9. Golden State: Patrick O’Bryant, C, Bradley. O’Bryant played in the Warriors’ home arena during the Sweet 16. That’s the last post-season action he’ll see in Oakland.
10. Seattle: Saer Sene, F, Senegal. Sonics officials achieved their goal of creating the draft’s best tongue-twister: “Seattle Supersonics’ Saer Sene of Senegal.”
11. Orlando: J.J. Redick, G, Duke. The Magic welcomes Redick’s perimeter shooting but plans to lock him out of the arena in late March. He’s proven to be useless at that time of year.

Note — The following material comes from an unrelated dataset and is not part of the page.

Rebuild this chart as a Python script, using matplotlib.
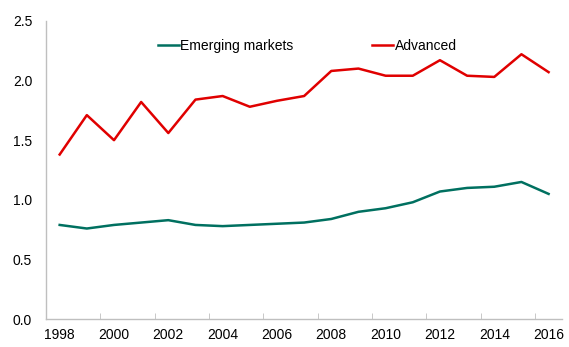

12. New Orleans/Oklahoma City: Hilton Armstrong, C, Connecticut. He’s competitive like (Lance) Armstrong, but he can’t score like (Paris) Hilton.
13. Chicago (from Philadelphia): Thabo Sefolosha, G, Switzerland. Hailing from the same country as Roger Federer, Sefolosha hopes to convince the Bulls to play on a grass court.
14. Utah: Ronnie Brewer, G, Arkansas. His father spent eight years in the NBA during the 70s and 80s, as did Joe Bryant. So Ronnie is already the next Kobe.
The draft presents a challenge for the front offices of each franchise. However, amid the constant flurry of deals, one individual had the toughest job of all on Wednesday: the person in charge of keeping the right hats on the draftees.